Instructions for the task:
Transcribe all of the material exactly, except for its pictures.

--- Start Supplied information ---

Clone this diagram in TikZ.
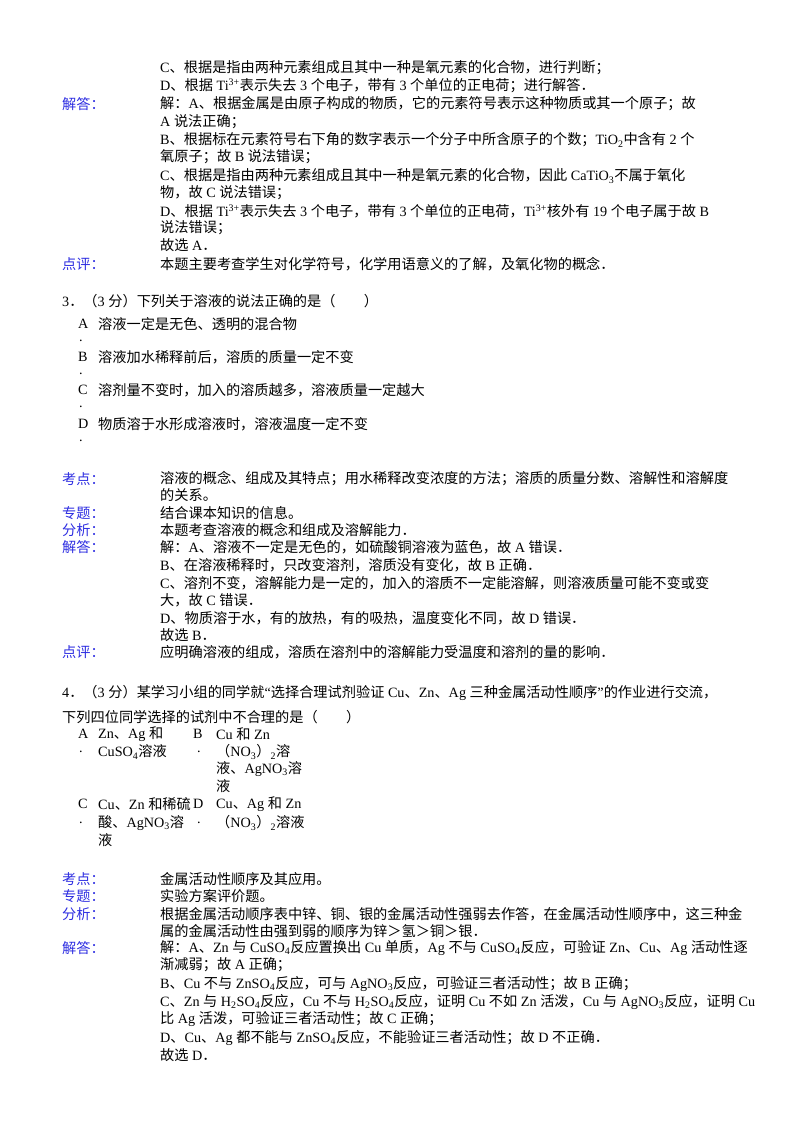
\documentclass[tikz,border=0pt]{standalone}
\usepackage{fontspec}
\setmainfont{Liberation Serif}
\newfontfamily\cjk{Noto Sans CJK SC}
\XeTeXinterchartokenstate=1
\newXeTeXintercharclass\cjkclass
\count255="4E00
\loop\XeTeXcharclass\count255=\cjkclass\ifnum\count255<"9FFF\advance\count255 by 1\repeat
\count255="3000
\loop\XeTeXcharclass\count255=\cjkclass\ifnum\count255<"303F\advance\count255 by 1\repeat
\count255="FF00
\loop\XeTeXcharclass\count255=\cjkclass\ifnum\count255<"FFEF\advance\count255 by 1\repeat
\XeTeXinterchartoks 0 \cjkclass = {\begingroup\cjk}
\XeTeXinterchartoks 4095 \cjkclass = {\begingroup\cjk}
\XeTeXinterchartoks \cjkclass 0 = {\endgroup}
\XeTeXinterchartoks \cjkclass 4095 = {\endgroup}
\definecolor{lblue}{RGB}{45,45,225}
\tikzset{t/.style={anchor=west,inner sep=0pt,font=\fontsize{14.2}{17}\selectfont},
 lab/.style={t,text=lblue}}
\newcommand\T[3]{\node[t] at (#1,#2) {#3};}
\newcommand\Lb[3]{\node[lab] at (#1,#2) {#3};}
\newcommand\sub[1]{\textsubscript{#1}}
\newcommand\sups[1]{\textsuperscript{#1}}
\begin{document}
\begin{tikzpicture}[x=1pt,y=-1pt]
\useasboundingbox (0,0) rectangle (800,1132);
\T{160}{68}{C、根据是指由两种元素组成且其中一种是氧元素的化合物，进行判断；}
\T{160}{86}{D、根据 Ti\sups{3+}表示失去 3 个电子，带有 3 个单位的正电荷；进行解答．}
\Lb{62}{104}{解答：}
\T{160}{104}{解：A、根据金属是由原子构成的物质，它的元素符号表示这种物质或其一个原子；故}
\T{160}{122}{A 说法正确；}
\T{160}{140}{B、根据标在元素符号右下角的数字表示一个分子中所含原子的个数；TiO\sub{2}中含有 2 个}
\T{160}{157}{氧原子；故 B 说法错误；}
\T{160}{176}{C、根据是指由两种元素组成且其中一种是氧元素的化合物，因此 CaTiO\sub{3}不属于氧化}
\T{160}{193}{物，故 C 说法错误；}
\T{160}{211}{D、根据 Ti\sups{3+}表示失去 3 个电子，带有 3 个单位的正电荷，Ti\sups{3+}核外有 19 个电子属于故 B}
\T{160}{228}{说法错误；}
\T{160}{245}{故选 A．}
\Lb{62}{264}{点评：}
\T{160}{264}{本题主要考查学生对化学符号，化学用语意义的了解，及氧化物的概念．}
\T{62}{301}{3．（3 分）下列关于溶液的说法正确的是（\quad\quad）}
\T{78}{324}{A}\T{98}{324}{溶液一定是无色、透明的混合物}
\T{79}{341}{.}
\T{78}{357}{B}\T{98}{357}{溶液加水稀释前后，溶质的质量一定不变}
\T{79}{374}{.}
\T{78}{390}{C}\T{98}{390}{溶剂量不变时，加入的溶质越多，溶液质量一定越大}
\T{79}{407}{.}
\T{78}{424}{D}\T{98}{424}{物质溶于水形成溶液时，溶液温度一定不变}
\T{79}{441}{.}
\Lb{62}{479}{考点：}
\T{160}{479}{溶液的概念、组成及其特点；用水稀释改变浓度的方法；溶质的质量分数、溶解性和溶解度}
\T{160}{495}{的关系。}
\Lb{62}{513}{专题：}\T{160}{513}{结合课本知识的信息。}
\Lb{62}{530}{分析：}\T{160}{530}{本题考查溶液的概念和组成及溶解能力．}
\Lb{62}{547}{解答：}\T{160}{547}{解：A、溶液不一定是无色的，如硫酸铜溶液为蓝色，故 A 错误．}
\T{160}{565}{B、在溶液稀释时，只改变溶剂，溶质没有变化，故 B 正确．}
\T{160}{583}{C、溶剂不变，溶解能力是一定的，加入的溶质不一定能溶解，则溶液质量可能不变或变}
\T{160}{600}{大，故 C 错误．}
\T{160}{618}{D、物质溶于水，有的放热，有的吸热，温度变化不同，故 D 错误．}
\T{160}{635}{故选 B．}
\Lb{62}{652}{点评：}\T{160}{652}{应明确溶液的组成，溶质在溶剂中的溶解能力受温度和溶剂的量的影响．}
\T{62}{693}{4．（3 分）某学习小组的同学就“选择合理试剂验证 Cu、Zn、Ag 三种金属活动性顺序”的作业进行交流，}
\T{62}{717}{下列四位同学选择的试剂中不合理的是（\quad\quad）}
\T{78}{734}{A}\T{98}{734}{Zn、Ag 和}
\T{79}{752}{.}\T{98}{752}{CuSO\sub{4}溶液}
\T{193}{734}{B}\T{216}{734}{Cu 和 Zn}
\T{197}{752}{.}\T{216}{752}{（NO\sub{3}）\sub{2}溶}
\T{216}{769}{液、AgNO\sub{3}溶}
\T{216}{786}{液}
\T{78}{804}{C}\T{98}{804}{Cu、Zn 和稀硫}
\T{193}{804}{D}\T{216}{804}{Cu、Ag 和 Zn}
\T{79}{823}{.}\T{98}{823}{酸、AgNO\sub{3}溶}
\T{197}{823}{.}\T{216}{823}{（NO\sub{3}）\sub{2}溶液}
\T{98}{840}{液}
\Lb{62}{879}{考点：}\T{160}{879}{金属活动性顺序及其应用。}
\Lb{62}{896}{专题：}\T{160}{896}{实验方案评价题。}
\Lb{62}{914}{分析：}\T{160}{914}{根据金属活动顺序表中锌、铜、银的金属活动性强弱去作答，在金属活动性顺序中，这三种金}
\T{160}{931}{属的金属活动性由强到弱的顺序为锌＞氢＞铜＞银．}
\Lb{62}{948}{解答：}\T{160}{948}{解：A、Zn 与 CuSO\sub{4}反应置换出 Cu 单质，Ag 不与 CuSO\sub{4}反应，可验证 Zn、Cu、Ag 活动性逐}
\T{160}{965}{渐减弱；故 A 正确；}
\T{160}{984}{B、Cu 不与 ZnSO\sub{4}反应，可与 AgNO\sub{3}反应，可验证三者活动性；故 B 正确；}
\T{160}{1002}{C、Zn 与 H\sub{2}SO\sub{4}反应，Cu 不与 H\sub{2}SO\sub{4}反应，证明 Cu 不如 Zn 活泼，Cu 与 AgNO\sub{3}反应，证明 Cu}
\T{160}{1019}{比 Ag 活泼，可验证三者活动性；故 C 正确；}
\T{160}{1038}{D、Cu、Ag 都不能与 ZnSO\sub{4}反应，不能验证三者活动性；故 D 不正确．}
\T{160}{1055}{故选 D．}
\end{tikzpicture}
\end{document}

--- End Supplied information ---

Reply:
Clone this diagram in TikZ.
\documentclass[tikz,border=0pt]{standalone}
\usepackage{fontspec}
\setmainfont{Liberation Serif}
\newfontfamily\cjk{Noto Sans CJK SC}
\XeTeXinterchartokenstate=1
\newXeTeXintercharclass\cjkclass
\count255="4E00
\loop\XeTeXcharclass\count255=\cjkclass\ifnum\count255<"9FFF\advance\count255 by 1\repeat
\count255="3000
\loop\XeTeXcharclass\count255=\cjkclass\ifnum\count255<"303F\advance\count255 by 1\repeat
\count255="FF00
\loop\XeTeXcharclass\count255=\cjkclass\ifnum\count255<"FFEF\advance\count255 by 1\repeat
\XeTeXinterchartoks 0 \cjkclass = {\begingroup\cjk}
\XeTeXinterchartoks 4095 \cjkclass = {\begingroup\cjk}
\XeTeXinterchartoks \cjkclass 0 = {\endgroup}
\XeTeXinterchartoks \cjkclass 4095 = {\endgroup}
\definecolor{lblue}{RGB}{45,45,225}
\tikzset{t/.style={anchor=west,inner sep=0pt,font=\fontsize{14.2}{17}\selectfont},
 lab/.style={t,text=lblue}}
\newcommand\T[3]{\node[t] at (#1,#2) {#3};}
\newcommand\Lb[3]{\node[lab] at (#1,#2) {#3};}
\newcommand\sub[1]{\textsubscript{#1}}
\newcommand\sups[1]{\textsuperscript{#1}}
\begin{document}
\begin{tikzpicture}[x=1pt,y=-1pt]
\useasboundingbox (0,0) rectangle (800,1132);
\T{160}{68}{C、根据是指由两种元素组成且其中一种是氧元素的化合物，进行判断；}
\T{160}{86}{D、根据 Ti\sups{3+}表示失去 3 个电子，带有 3 个单位的正电荷；进行解答．}
\Lb{62}{104}{解答：}
\T{160}{104}{解：A、根据金属是由原子构成的物质，它的元素符号表示这种物质或其一个原子；故}
\T{160}{122}{A 说法正确；}
\T{160}{140}{B、根据标在元素符号右下角的数字表示一个分子中所含原子的个数；TiO\sub{2}中含有 2 个}
\T{160}{157}{氧原子；故 B 说法错误；}
\T{160}{176}{C、根据是指由两种元素组成且其中一种是氧元素的化合物，因此 CaTiO\sub{3}不属于氧化}
\T{160}{193}{物，故 C 说法错误；}
\T{160}{211}{D、根据 Ti\sups{3+}表示失去 3 个电子，带有 3 个单位的正电荷，Ti\sups{3+}核外有 19 个电子属于故 B}
\T{160}{228}{说法错误；}
\T{160}{245}{故选 A．}
\Lb{62}{264}{点评：}
\T{160}{264}{本题主要考查学生对化学符号，化学用语意义的了解，及氧化物的概念．}
\T{62}{301}{3．（3 分）下列关于溶液的说法正确的是（\quad\quad）}
\T{78}{324}{A}\T{98}{324}{溶液一定是无色、透明的混合物}
\T{79}{341}{.}
\T{78}{357}{B}\T{98}{357}{溶液加水稀释前后，溶质的质量一定不变}
\T{79}{374}{.}
\T{78}{390}{C}\T{98}{390}{溶剂量不变时，加入的溶质越多，溶液质量一定越大}
\T{79}{407}{.}
\T{78}{424}{D}\T{98}{424}{物质溶于水形成溶液时，溶液温度一定不变}
\T{79}{441}{.}
\Lb{62}{479}{考点：}
\T{160}{479}{溶液的概念、组成及其特点；用水稀释改变浓度的方法；溶质的质量分数、溶解性和溶解度}
\T{160}{495}{的关系。}
\Lb{62}{513}{专题：}\T{160}{513}{结合课本知识的信息。}
\Lb{62}{530}{分析：}\T{160}{530}{本题考查溶液的概念和组成及溶解能力．}
\Lb{62}{547}{解答：}\T{160}{547}{解：A、溶液不一定是无色的，如硫酸铜溶液为蓝色，故 A 错误．}
\T{160}{565}{B、在溶液稀释时，只改变溶剂，溶质没有变化，故 B 正确．}
\T{160}{583}{C、溶剂不变，溶解能力是一定的，加入的溶质不一定能溶解，则溶液质量可能不变或变}
\T{160}{600}{大，故 C 错误．}
\T{160}{618}{D、物质溶于水，有的放热，有的吸热，温度变化不同，故 D 错误．}
\T{160}{635}{故选 B．}
\Lb{62}{652}{点评：}\T{160}{652}{应明确溶液的组成，溶质在溶剂中的溶解能力受温度和溶剂的量的影响．}
\T{62}{693}{4．（3 分）某学习小组的同学就“选择合理试剂验证 Cu、Zn、Ag 三种金属活动性顺序”的作业进行交流，}
\T{62}{717}{下列四位同学选择的试剂中不合理的是（\quad\quad）}
\T{78}{734}{A}\T{98}{734}{Zn、Ag 和}
\T{79}{752}{.}\T{98}{752}{CuSO\sub{4}溶液}
\T{193}{734}{B}\T{216}{734}{Cu 和 Zn}
\T{197}{752}{.}\T{216}{752}{（NO\sub{3}）\sub{2}溶}
\T{216}{769}{液、AgNO\sub{3}溶}
\T{216}{786}{液}
\T{78}{804}{C}\T{98}{804}{Cu、Zn 和稀硫}
\T{193}{804}{D}\T{216}{804}{Cu、Ag 和 Zn}
\T{79}{823}{.}\T{98}{823}{酸、AgNO\sub{3}溶}
\T{197}{823}{.}\T{216}{823}{（NO\sub{3}）\sub{2}溶液}
\T{98}{840}{液}
\Lb{62}{879}{考点：}\T{160}{879}{金属活动性顺序及其应用。}
\Lb{62}{896}{专题：}\T{160}{896}{实验方案评价题。}
\Lb{62}{914}{分析：}\T{160}{914}{根据金属活动顺序表中锌、铜、银的金属活动性强弱去作答，在金属活动性顺序中，这三种金}
\T{160}{931}{属的金属活动性由强到弱的顺序为锌＞氢＞铜＞银．}
\Lb{62}{948}{解答：}\T{160}{948}{解：A、Zn 与 CuSO\sub{4}反应置换出 Cu 单质，Ag 不与 CuSO\sub{4}反应，可验证 Zn、Cu、Ag 活动性逐}
\T{160}{965}{渐减弱；故 A 正确；}
\T{160}{984}{B、Cu 不与 ZnSO\sub{4}反应，可与 AgNO\sub{3}反应，可验证三者活动性；故 B 正确；}
\T{160}{1002}{C、Zn 与 H\sub{2}SO\sub{4}反应，Cu 不与 H\sub{2}SO\sub{4}反应，证明 Cu 不如 Zn 活泼，Cu 与 AgNO\sub{3}反应，证明 Cu}
\T{160}{1019}{比 Ag 活泼，可验证三者活动性；故 C 正确；}
\T{160}{1038}{D、Cu、Ag 都不能与 ZnSO\sub{4}反应，不能验证三者活动性；故 D 不正确．}
\T{160}{1055}{故选 D．}
\end{tikzpicture}
\end{document}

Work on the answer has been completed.